First, we have the probability distribution for the number of defective tires in a given lot of 10. This is a binomial random variable with $n=10,p=(1/500)$. The probability that this is zero is the probability that a given lot of tires has no defective tires in it. This is exactly $(499/500)^{10}$.
Next, we have the probability distribution for the number of lots in a consignment of 10000 lots which contain no defective tires.

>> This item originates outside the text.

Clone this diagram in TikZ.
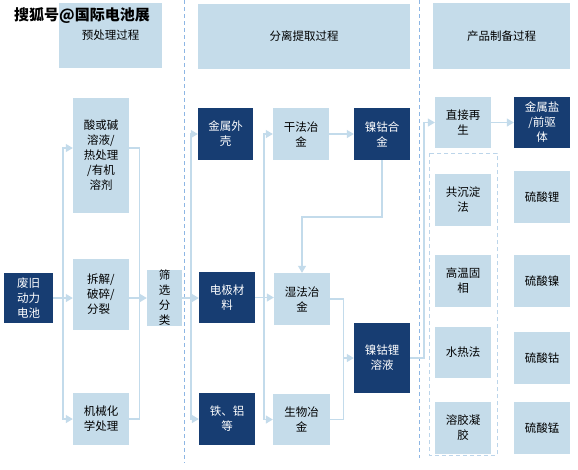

Now the probability of a lot to have no defective tires is $(499/500)^{10}$ (we already computed it), so this is a binomial random variable with $n=10000$ and $p=(499/500)^{10}$.
Now you approximate that binomial variable with a Poisson variable with those values of $n$ and $p$.
The number of defectives in a lot of $10$ has mean $10/500$. It is binomially distributed, but since $10/500$ is small, the probability a lot has no defectives is well-approximated by the probability that a Poisson with parameter $\lambda=10/500$ takes on the value $0$.
Thus the probability $p$ of no defectives in a lot of $10$ is given approximately by $p=e^{-10/500}$.
We interpret approximate number of lots with no defectives as the mean number of lots with no defective. This is $10000p$.
Remark: We dragged in the Poisson only because the problem seems to ask us to do so. However, finding the mean number of defective lots in $10000$ does not require the Poisson, and the Poisson approximation does not even simplify the computation.